Access to Medicines Index highlights role of collaboration in stimulating R&D

Malaria among five diseases demonstrating success of research collaborations

21 Nov 2018

The 2018 Access to Medicine Index launched this week highlights the importance of collaboration in stimulating priority research and development,1 as exemplified in the areas of malaria among four other diseases.

The report states: ‘The pipelines for HIV/AIDS, malaria, tuberculosis, leishmaniasis and Chagas disease show that the combination of (1) prioritising gaps, (2) donor funding and (3) research collaboration can be successful in engaging pharmaceutical companies in priority R&D.’

The Index reports that every year, more than six million people in low- to middle-income countries die because the vaccines, medicines and diagnostic tests that they need are either ineffective or do not exist. The 2018 Index analysed how 20 of the world's largest pharmaceutical companies are addressing access to medicines in 106 countries for 77 diseases, conditions and pathogens. The report finds the pharmaceutical industry continues to mature in its approach to access to medicines, with models for good practice in areas such as planning and licensing for access.

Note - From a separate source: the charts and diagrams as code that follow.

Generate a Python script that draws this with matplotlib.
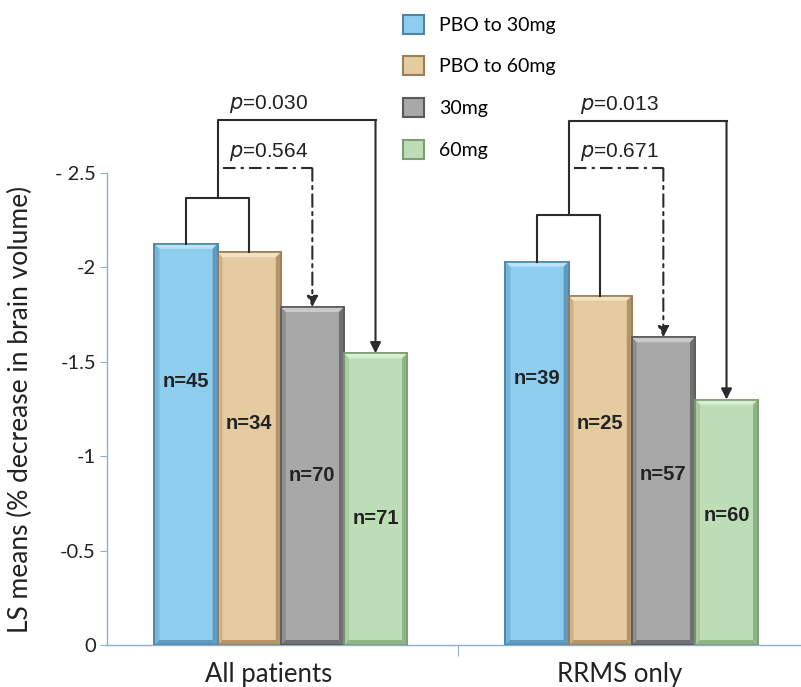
import matplotlib
matplotlib.use("Agg")
import matplotlib.pyplot as plt
from matplotlib.patches import Patch, Polygon
import matplotlib.transforms as mtransforms
import numpy as np

# ---- data ----
groups = ["All patients", "RRMS only"]
series = ["PBO to 30mg", "PBO to 60mg", "30mg", "60mg"]
values = {
    "PBO to 30mg": [-2.125, -2.03],
    "PBO to 60mg": [-2.08, -1.85],
    "30mg": [-1.79, -1.63],
    "60mg": [-1.545, -1.30],
}
n_labels = {
    "PBO to 30mg": ["n=45", "n=39"],
    "PBO to 60mg": ["n=34", "n=25"],
    "30mg": ["n=70", "n=57"],
    "60mg": ["n=71", "n=60"],
}
p_solid = ["p=0.030", "p=0.013"]     # PBO vs 60mg
p_dash = ["p=0.564", "p=0.671"]      # PBO vs 30mg
yticks = [0, -0.5, -1, -1.5, -2, -2.5]
yticklabels = ["0", "-0.5", "-1", "-1.5", "-2", "- 2.5"]

# ---- styles / positions ----
face = ["#8ECDEE", "#E4CBA0", "#A8A8A8", "#BCDDB5"]
edge = ["#4F86A8", "#9A7F58", "#5A5A5A", "#7D9E74"]
light = ["#B9E2F7", "#F3E1C2", "#CACACA", "#D8EDD2"]
dark = ["#5F9BC0", "#B2956B", "#707070", "#8FB387"]
label_y = [[-1.395, -1.41], [-1.173, -1.173], [-0.90, -0.904], [-0.671, -0.687]]
low_br = [-2.37, -2.28]
hi_br = [-2.78, -2.775]
mid_br = [-2.525, -2.525]

fig = plt.figure(figsize=(8.01, 6.87), dpi=100)
ax_left, ax_right = 107 / 801, 800 / 801
ax_bottom, ax_top = (687 - 645) / 687, (687 - 173) / 687
ax = fig.add_axes([ax_left, ax_bottom, ax_right - ax_left, ax_top - ax_bottom])

xmax = 693 / 351
ax.set_xlim(0, xmax)
ax.set_ylim(0, -2.5)

bw = 0.18
offsets = np.array([-1.5, -0.5, 0.5, 1.5]) * bw
centers = np.array([0.5, 1.5])

px_x = xmax / 693
px_y = 2.5 / 472
bx, by = 5 * px_x, 5 * px_y

bar_tops = {}
for i, s in enumerate(series):
    xs = centers + offsets[i] - 0.005
    vals = values[s]
    ax.bar(xs, vals, width=bw, color=face[i], edgecolor=edge[i], linewidth=1.2, zorder=2)
    for j, (x, v) in enumerate(zip(xs, vals)):
        l, r = x - bw / 2, x + bw / 2
        ax.add_patch(Polygon([(l, v), (r, v), (r - bx, v + by), (l + bx, v + by)],
                             closed=True, facecolor=light[i], edgecolor="none", zorder=3))
        ax.add_patch(Polygon([(l, v), (l + bx, v + by), (l + bx, 0 - by), (l, 0)],
                             closed=True, facecolor=dark[i], edgecolor="none", alpha=0.45, zorder=3))
        ax.add_patch(Polygon([(r, v), (r - bx, v + by), (r - bx, 0 - by), (r, 0)],
                             closed=True, facecolor=dark[i], edgecolor="none", zorder=3))
        ax.add_patch(Polygon([(l, 0), (r, 0), (r - bx, -by), (l + bx, -by)],
                             closed=True, facecolor=dark[i], edgecolor="none", zorder=3))
        ax.add_patch(plt.Rectangle((l, v), bw, -v, fill=False, edgecolor=edge[i], linewidth=1.2, zorder=4))
        ax.text(x, label_y[i][j], n_labels[s][j], ha="center", va="center",
                fontsize=14.5, fontweight="bold", family="Liberation Sans", color="#222222", zorder=5)
        bar_tops[(i, j)] = (x, v)

# ---- brackets ----
lc = "#2b2b2b"
dashdot = (0, (6, 2.5, 1.5, 2.5))
for j in range(2):
    x0, v0 = bar_tops[(0, j)]
    x1, v1 = bar_tops[(1, j)]
    x2, v2 = bar_tops[(2, j)]
    x3, v3 = bar_tops[(3, j)]
    yb = low_br[j]
    ax.plot([x0, x0, x1, x1], [v0, yb, yb, v1], color=lc, lw=1.5, clip_on=False, zorder=6)
    xm = (x0 + x1) / 2
    ax.plot([xm, xm, x3], [yb, hi_br[j], hi_br[j]], color=lc, lw=1.5, clip_on=False, zorder=6)
    ax.annotate("", xy=(x3, v3), xytext=(x3, hi_br[j]),
                arrowprops=dict(arrowstyle="-|>", color=lc, lw=1.5, mutation_scale=16,
                                shrinkA=0, shrinkB=0), annotation_clip=False, zorder=6)
    ax.plot([xm + 5 * px_x, x2], [mid_br[j], mid_br[j]], color=lc, lw=1.5, ls=dashdot,
            clip_on=False, zorder=6)
    ax.annotate("", xy=(x2, v2), xytext=(x2, mid_br[j]),
                arrowprops=dict(arrowstyle="-|>", color=lc, lw=1.5, mutation_scale=16,
                                linestyle=dashdot, shrinkA=0, shrinkB=0),
                annotation_clip=False, zorder=6)
    for txt, yy in ((p_solid[j], hi_br[j]), (p_dash[j], mid_br[j])):
        ax.text(xm + 11 * px_x, yy - 5 * px_y, "$\\it{p}$" + txt[1:], ha="left", va="bottom",
                fontsize=15, family="Liberation Sans", color="#222222", clip_on=False)

# ---- axes styling ----
spc = "#8FB0C8"
for side in ("top", "right"):
    ax.spines[side].set_visible(False)
for side in ("left", "bottom"):
    ax.spines[side].set_color(spc)
    ax.spines[side].set_linewidth(1.0)
ax.set_yticks(yticks)
ax.set_yticklabels(yticklabels, fontsize=14.5, family="Lato", color="#222222")
ax.tick_params(axis="y", length=5, color=spc, pad=3)
ax.set_xticks([1.0])
ax.set_xticklabels([""])
ax.tick_params(axis="x", length=8, color=spc, direction="out")
trans = mtransforms.blended_transform_factory(ax.transData, ax.transAxes)
for j, g in enumerate(groups):
    ax.text(centers[j] - 0.04, -37 / 472, g, ha="center", va="baseline", fontsize=18.5,
            family="Lato", color="#222222", transform=trans, clip_on=False)
ax.set_ylabel("LS means (% decrease in brain volume)", fontsize=19, family="Lato",
              color="#222222", labelpad=16)

# ---- legend ----
handles = [Patch(facecolor=face[i], edgecolor=edge[i], linewidth=1.5) for i in range(4)]
fig.legend(handles, series, loc="upper left", bbox_to_anchor=(385 / 801, 1 + 3 / 687),
           frameon=False, handlelength=1.13, handleheight=1.13,
           labelspacing=1.17, handletextpad=0.75, prop={"family": "Lato", "size": 14})

fig.savefig("out.png", dpi=100)
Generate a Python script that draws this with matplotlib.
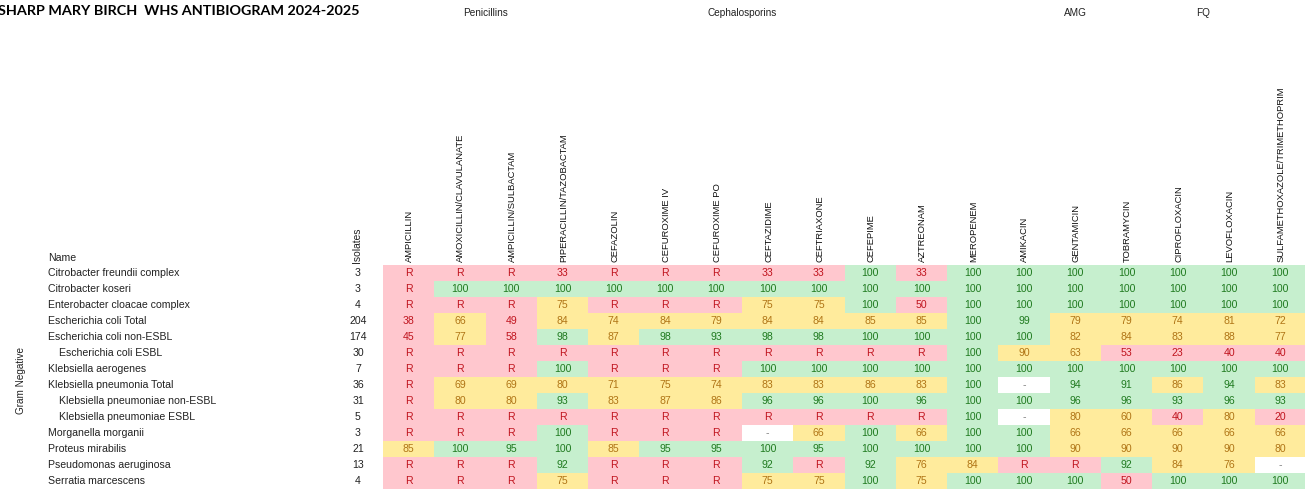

GSK remains in first position, as Novartis moves up into second ahead of Johnson & Johnson and Merck KGaA. Meanwhile, Takeda made the largest gains in 2018, jumping ten places to fifth. Together with Sanofi, these companies are developing 63% of urgently needed medicines.

“The Access to Medicines Index is a vital resource, shining a light on what is and isn’t working in R&D and access to medicines in the field of priority diseases,” said David Reddy, CEO of MMV. “I am delighted to see malaria exemplified among the successful collaborations, and so many of MMV’s pharma partners listed in the top 20. It’s clear that partnerships are the way forward to stimulate research for diseases that afflict people in low- and middle-income countries. With the latest World Malaria Report highlighting a levelling-off in the pace of progress,  it’s also clear that we must not let up on these efforts for malaria, as for other priority diseases, until we have the tools to bring the burden down to zero.”  


1. Priority R&D is conducted for specific medicines, vaccines, diagnostic tests or other products needed as a priority by people living in low- and middle-in-come countries, as identified by the global health community.